Features
Country Music’s ‘Giant Adventure’
“He was going on about how great of an idea it would be, and I followed his advice,” Hoppe, who manages Wizpro alongside his father, Ossy, told Pollstar. “I spoke to a lot of agents at the time, and started booking my first country acts in Germany about four years ago. Since then a lot has progressed.”
Hoppe recalls: “In the beginning, you sometimes got the impression you were at a costume ball. And I don’t mean that in a contemptuous way, on the contrary: it enabled me to say, no matter who I bring in from America, the core fans will be there.”
Then came Country 2 Country (which just celebrated its biggest edition yet) in 2013 and the entire movement, backed by CMA and ACM, opened up to Europe.
“I was lucky that most of the agents remembered me and said: wasn’t there this German guy who said he’d love to do it?” Since AEG and SJM occupied the country scene with a festival, Hoppe decided to focus on tours, benefiting from the fact that in March, most of the big names came to Europe for C2C.
According to Hoppe, the music has changed, and reaches a whole new audience. “Country itself isn’t really country anymore, it’s pop or rock most of the time.
Take Chris Stapleton for example: every Rolling Stone reader has to basically be a Chris Stapleton fan, whether they like country or not.” And while you may find a lot of the older generations attending country shows in Germany, you cannot really limit the audience to one demographic, Hoppe explains.
“They all come to concerts.
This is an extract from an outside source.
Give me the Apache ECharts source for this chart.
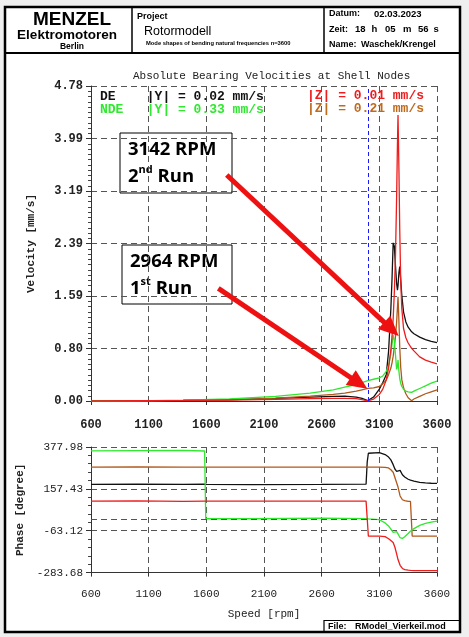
<!DOCTYPE html>
<html>
<head>
<meta charset="utf-8">
<script src="https://cdn.jsdelivr.net/npm/echarts@6.0.0/dist/echarts.min.js"></script>
<style>
html, body { margin: 0; padding: 0; background: #efefef; }
#grafico { width: 469px; height: 637px; }
</style>
</head>
<body>
<div id="grafico"></div>
<script>
// Datos - velocidad (mm/s) por rpm
const rpmVel = [600, 1000, 1400, 1800, 2200, 2500, 2700, 2800, 2900, 2950, 3000, 3050, 3100, 3130, 3160, 3180,
    3200, 3210, 3220, 3230, 3240, 3250, 3257, 3262, 3270, 3277, 3285, 3295, 3310, 3330, 3350, 3380, 3400, 3450, 3500, 3550, 3600];
const velDE_Y = [0.005, 0.005, 0.01, 0.02, 0.04, 0.06, 0.07, 0.075, 0.06, 0.04, 0.005, 0.06, 0.18, 0.28, 0.4, 0.75,
    1.4, 1.85, 2.4, 2.35, 2.05, 1.78, 1.68, 1.75, 1.95, 2.04, 1.85, 1.6, 1.35, 1.2, 1.12, 1.05, 1.02, 0.97, 0.93, 0.905, 0.885];
const velDE_Z = [0.0, 0.004, 0.008, 0.015, 0.025, 0.035, 0.04, 0.04, 0.035, 0.02, 0.003, 0.03, 0.1, 0.18, 0.32, 0.5,
    0.78, 0.98, 1.25, 1.65, 2.2, 3.1, 3.9, 4.34, 3.5, 2.6, 1.85, 1.4, 1.1, 0.96, 0.88, 0.8, 0.76, 0.67, 0.62, 0.59, 0.565];
const velNDE_Y = [0.0, 0.003, 0.012, 0.03, 0.07, 0.12, 0.17, 0.21, 0.25, 0.28, 0.31, 0.33, 0.35, 0.38, 0.45, 0.54,
    0.72, 0.86, 1.0, 0.92, 0.7, 0.48, 0.52, 0.62, 0.45, 0.34, 0.27, 0.22, 0.18, 0.15, 0.14, 0.13, 0.15, 0.19, 0.23, 0.27, 0.30];
const velNDE_Z = [0.003, 0.003, 0.008, 0.018, 0.045, 0.075, 0.1, 0.12, 0.15, 0.17, 0.19, 0.2, 0.22, 0.26, 0.32, 0.4,
    0.5, 0.58, 0.68, 0.82, 0.98, 1.2, 1.42, 1.58, 1.2, 0.82, 0.52, 0.32, 0.2, 0.11, 0.05, 0.005, 0.03, 0.07, 0.11, 0.14, 0.17];

// Datos - fase (grados) por rpm
const rpmFase = [600, 1000, 1400, 1585, 1595, 1605, 2000, 2600, 2985, 2995, 3005, 3100, 3150, 3180, 3200, 3220,
    3235, 3250, 3262, 3280, 3300, 3320, 3350, 3370, 3380, 3385, 3400, 3450, 3500, 3550, 3600];
const faseDE_Y = [181, 182, 181, 182, 181, 181, 180, 181, 182, 300, 345, 348, 338, 325, 310, 285,
    262, 250, 246, 255, 232, 220, 208, 203, 201, 200, 198, 192, 189, 187, 186];
const faseDE_Z = [93, 94, 92, 93, 93, 93, 93, 93, 93, 93, -92, -92, -94, -105, -115, -125,
    -150, -185, -215, -245, -262, -268, -271, -272, -272, -273, -273, -273, -273, -273, -273];
const faseNDE_Y = [358, 359, 360, 357, 0, 0, 0, 3, 1, 0, -1, -5, -22, -38, -55, -72,
    -80, -68, -80, -100, -104, -95, -78, -66, -60, -58, -52, -35, -24, -18, -13];
const faseNDE_Z = [272, 273, 272, 272, 273, 272, 272, 272, 272, 272, 272, 272, 271, 268, 258, 245,
    236, 190, 167, 120, 100, 95, 92, 91, 90, -92, -92, -92, -92, -92, -92];

// Etiquetas de ejes
const ticksRpm = ['600', '1100', '1600', '2100', '2600', '3100', '3600'];
const ticksVel = ['0.00', '0.80', '1.59', '2.39', '3.19', '3.99', '4.78'];
const ticksFase = ['-283.68', '-63.12', '157.43', '377.98'];

// Anotaciones: flechas [rpm, mm/s] inicio -> fin, linea azul a 3000 rpm
const flecha1 = [[1777, 3.43], [3205, 1.09]];
const flecha2 = [[1704, 1.71], [2924, 0.27]];
const rpmMarca = 3000;

const RPM_INICIO = 600;
const VEL_MAX = 4.78;
const FASE_MIN = -283.68;
const FASE_MAX = 377.98;

const MONO = 'Liberation Mono';
const SANS = 'Liberation Sans';
const colores = { de_y: '#111111', de_z: '#ee1c1c', nde_y: '#2fe82f', nde_z: '#b0581a' };

// PROCESAMIENTO
function armarPuntos(rpm, valores, base) {
    return rpm.map((r, i) => [r - RPM_INICIO, valores[i] - base]);
}

function ejeX(grid, negrita, tam, nombre) {
    return {
        type: 'value', gridIndex: grid, min: 0, max: 3000, interval: 500,
        axisLine: { lineStyle: { color: '#333', width: 1 } },
        axisTick: { show: true, length: 4, lineStyle: { color: '#333' } },
        axisLabel: {
            showMinLabel: true, showMaxLabel: true, margin: negrita ? 18 : 16,
            formatter: v => ticksRpm[Math.round(v / 500)],
            fontFamily: MONO, fontWeight: negrita ? 'bold' : 'normal', fontSize: tam, color: '#222'
        },
        splitLine: { show: true, lineStyle: { type: [6, 4], color: '#555', width: 1 } },
        name: nombre, nameLocation: 'middle', nameGap: 36,
        nameTextStyle: { fontFamily: MONO, fontSize: 11, color: '#222' }
    };
}

function ejeY(grid, max, intervalo, etiquetas, menores, nombre, negrita) {
    return {
        type: 'value', gridIndex: grid, min: 0, max: max, interval: intervalo,
        axisLine: { show: true, lineStyle: { color: '#333', width: 1 } },
        axisTick: { show: true, length: 5, lineStyle: { color: '#333' } },
        minorTick: { show: true, splitNumber: menores, length: 3, lineStyle: { color: '#444' } },
        axisLabel: {
            showMinLabel: true, showMaxLabel: true, margin: 8,
            formatter: v => etiquetas[Math.round(v / intervalo)],
            fontFamily: MONO, fontWeight: negrita ? 'bold' : 'normal', fontSize: negrita ? 12 : 11, color: '#222'
        },
        splitLine: { show: true, lineStyle: { type: [6, 4], color: '#555', width: 1 } },
        name: nombre, nameLocation: 'middle', nameGap: 54,
        nameTextStyle: { fontFamily: MONO, fontWeight: 'bold', fontSize: 11, color: '#222' }
    };
}

function serie(nombre, color, datos, eje) {
    return {
        name: nombre, type: 'line', xAxisIndex: eje, yAxisIndex: eje,
        data: datos, showSymbol: false, symbol: 'none', silent: true,
        lineStyle: { color: color, width: 1.3 }, animation: false
    };
}

// textos de la cabecera y leyenda
function texto(x, y, t, tam, opciones) {
    const o = opciones || {};
    return {
        type: 'text', x: x, y: y, silent: true, z: 60,
        style: {
            text: t, fontSize: tam, fontFamily: o.familia || SANS, fontWeight: o.peso || 'bold',
            fill: o.color || '#000', align: o.alinear || 'left', verticalAlign: 'middle'
        }
    };
}

// Función para crear las opciones del gráfico
function crearGrafico() {
    const intVel = VEL_MAX / 6;
    const rangoFase = FASE_MAX - FASE_MIN;
    const intFase = rangoFase / 3;

    const sDE_Y = serie('DE |Y|', colores.de_y, armarPuntos(rpmVel, velDE_Y, 0), 0);
    sDE_Y.markLine = {
        silent: true, animation: false, symbol: ['none', 'none'], label: { show: false },
        lineStyle: { color: '#1a1aff', type: [4, 3], width: 1 },
        data: [{ xAxis: rpmMarca - RPM_INICIO }]
    };
    const sDE_Z = serie('DE |Z|', colores.de_z, armarPuntos(rpmVel, velDE_Z, 0), 0);
    sDE_Z.markLine = {
        silent: true, animation: false, symbol: ['none', 'triangle'], symbolSize: [18, 20],
        label: { show: false }, emphasis: { disabled: true },
        lineStyle: { color: '#ee1111', type: 'solid', width: 5 },
        data: [flecha1, flecha2].map(f => [
            { coord: [f[0][0] - RPM_INICIO, f[0][1]] },
            { coord: [f[1][0] - RPM_INICIO, f[1][1]] }
        ])
    };
    const fNDE_Y = serie('NDE |Y| fase', colores.nde_y, armarPuntos(rpmFase, faseNDE_Y, FASE_MIN), 1);
    fNDE_Y.markLine = {
        silent: true, animation: false, symbol: ['none', 'none'], label: { show: false },
        lineStyle: { color: '#555', type: [6, 4], width: 1 },
        data: [{ yAxis: 0 - FASE_MIN }]
    };

    const leyenda = (x, y, t, color) => texto(x, y, t, 13, { familia: MONO, color: color });

    const caja = (x, y, w, h, l1, num, sup, resto) => ({
        type: 'group', silent: true,
        children: [
            { type: 'rect', shape: { x: x, y: y, width: w, height: h }, style: { fill: null, stroke: '#000', lineWidth: 1 } },
            { type: 'text', x: x + 8, y: y + 17, style: { text: l1, fontSize: 18.5, fontFamily: 'Open Sans', fontWeight: 'bold', fill: '#000', verticalAlign: 'middle' } },
            { type: 'text', x: x + 8, y: y + 42, style: {
                text: '{a|' + num + '}{s|' + sup + '}{a|' + resto + '}', verticalAlign: 'middle',
                rich: {
                    a: { fontSize: 18.5, fontFamily: 'Open Sans', fontWeight: 'bold', fill: '#000', lineHeight: 22, verticalAlign: 'bottom' },
                    s: { fontSize: 11, fontFamily: 'Open Sans', fontWeight: 'bold', fill: '#000', lineHeight: 22, verticalAlign: 'top' }
                }
            } }
        ]
    });

    return {
        backgroundColor: '#efefef',
        animation: false,
        title: {
            text: 'Absolute Bearing Velocities at Shell Nodes', left: 133, top: 71, padding: 0,
            textStyle: { fontFamily: MONO, fontSize: 11, fontWeight: 'normal', color: '#222' }
        },
        grid: [
            { left: 91, right: 32, top: 86, height: 315 },
            { left: 91, right: 32, top: 447, height: 125.6 }
        ],
        xAxis: [ejeX(0, true, 12, ''), ejeX(1, false, 11, 'Speed [rpm]')],
        yAxis: [
            ejeY(0, VEL_MAX, intVel, ticksVel, 10, 'Velocity [mm/s]', true),
            ejeY(1, rangoFase, intFase, ticksFase, 5, 'Phase [degree]', false)
        ],
        graphic: [
            // fondo blanco y marco
            { type: 'rect', z: -10, silent: true, shape: { x: 5, y: 7, width: 455, height: 625 }, style: { fill: '#fff' } },
            { type: 'rect', z: 50, silent: true, shape: { x: 5, y: 7, width: 455, height: 625 }, style: { fill: null, stroke: '#000', lineWidth: 2.5 } },
            { type: 'line', z: 50, silent: true, shape: { x1: 5, y1: 53, x2: 460, y2: 53 }, style: { stroke: '#000', lineWidth: 2 } },
            { type: 'line', z: 50, silent: true, shape: { x1: 132, y1: 7, x2: 132, y2: 53 }, style: { stroke: '#000', lineWidth: 1.5 } },
            { type: 'line', z: 50, silent: true, shape: { x1: 324, y1: 7, x2: 324, y2: 53 }, style: { stroke: '#000', lineWidth: 1.5 } },
            { type: 'rect', z: 50, silent: true, shape: { x: 324, y: 620.5, width: 136, height: 12 }, style: { fill: null, stroke: '#000', lineWidth: 1.2 } },
            // cabecera
            texto(72, 20, 'MENZEL', 19, { alinear: 'center' }),
            texto(67, 35.5, 'Elektromotoren', 13.5, { alinear: 'center' }),
            texto(72, 47, 'Berlin', 8.5, { alinear: 'center' }),
            texto(137, 17, 'Project', 9),
            texto(144, 32, 'Rotormodell', 12.5, { peso: 'normal' }),
            texto(146, 43.5, 'Mode shapes of bending natural frequencies n=3600', 5.8),
            texto(329, 14, 'Datum:', 9),
            texto(374, 14, '02.03.2023', 9.5),
            texto(329, 29.5, 'Zeit:', 9),
            texto(355, 29.5, '18', 9.5),
            texto(371.5, 29.5, 'h', 9.5),
            texto(385, 29.5, '05', 9.5),
            texto(403, 29.5, 'm', 9.5),
            texto(418, 29.5, '56', 9.5),
            texto(433.5, 29.5, 's', 9.5),
            texto(329, 45, 'Name:', 9),
            texto(361, 45, 'Waschek/Krengel', 9),
            texto(328, 627, 'File:', 9),
            texto(355, 627, 'RModel_Vierkeil.mod', 9),
            // leyenda dentro del gráfico
            leyenda(100, 97, 'DE    |Y| = 0.02 mm/s', '#111'),
            leyenda(100, 109.5, 'NDE   |Y| = 0.33 mm/s', '#2fe82f'),
            leyenda(307, 96, '|Z| = 0.01 mm/s', '#ee1c1c'),
            leyenda(307, 109, '|Z| = 0.21 mm/s', '#c06a1e'),
            // cajas de texto
            caja(120, 133, 112, 60, '3142 RPM', '2', 'nd', ' Run'),
            caja(122, 245, 110, 59, '2964 RPM', '1', 'st', ' Run')
        ],
        series: [
            sDE_Y,
            serie('NDE |Z|', colores.nde_z, armarPuntos(rpmVel, velNDE_Z, 0), 0),
            serie('NDE |Y|', colores.nde_y, armarPuntos(rpmVel, velNDE_Y, 0), 0),
            sDE_Z,
            serie('DE |Y| fase', colores.de_y, armarPuntos(rpmFase, faseDE_Y, FASE_MIN), 1),
            serie('NDE |Z| fase', colores.nde_z, armarPuntos(rpmFase, faseNDE_Z, FASE_MIN), 1),
            fNDE_Y,
            serie('DE |Z| fase', colores.de_z, armarPuntos(rpmFase, faseDE_Z, FASE_MIN), 1)
        ]
    };
}

// Función principal para inicializar el gráfico
function iniciar() {
    const chartDom = document.getElementById('grafico');
    const myChart = echarts.init(chartDom, null, { renderer: 'canvas' });
    myChart.setOption(crearGrafico());
}

iniciar();
</script>
</body>
</html>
From 60-plus people who don’t even speak English to young kids. A lot of Americans show up, of course, or people that have been influenced by the culture.”
Compared to Scandinavia, the UK, Holland and Belgium, Germany is not that important a market. Still, Wizpro sells around 30,000 tickets for country shows each year.
As yet, country tours in Germany are limited to about three shows. Chris Stapleton played Munich’s Technikum, Berlin’s Columbia Theater and Hamburg’s Mojo Club in March, which all hold between 700 and 800 guests.
Luke Bryan, who played his first two German shows last year, sold out the Kesselhaus in Munich and Huxleys Neue Welt in Berlin, both of which have a capacity of 2,000 people. “We usually sell out completely or at least 80 percent,” Hoppe explains. “To be able to succeed in Germany as an American country artist you have to have reached a level where you’re selling 5,000 to 6,000 tickets a night at home. It’s the only indicator I have. CD sales are more or less negligible in Germany. Some records are only available through import.”
One of the main reasons Hoppe loves working with country acts is that they are generally very laid-back characters, no airs and graces involved.
“They may send you a 40-page rider suited for the Seebühne in Bregenz or an open-air stadium. But once you tell them about the specs on site the reply is usually a very relaxed: ‘we’ll figure it out when we get there.’
“I once had a tour where the one important thing was that cold beer be available in the bus that picked the artist up from the airport. “It also happens that artists selling out stadiums in America will send you a rider with nothing but a stage block and two hot meals on it, because they think a club show won’t allow for anything else,” says Hoppe. “Some arrive supported by no one else but their tour manager, who’s also their sound manager, and sleep in their van. Others will do a three-date club tour with two busses and two trucks, simply because they can.
“They’re very pleasant people, I have to say. Very different from what you sometimes hear about the biggest pop stars in the game. I’ve come to know my country acts as polite and approachable. For them it’s a giant adventure.”
Hoppe doubts that country is ever going to be an exuberant mass market in Germany. But the artists and agents are definitely aware of it as a secondary market.
“They’re smart,” he says. “They set out to become the strongest genre in the States, and they’ve succeeded. Now’s the time to look into the rest of the world.”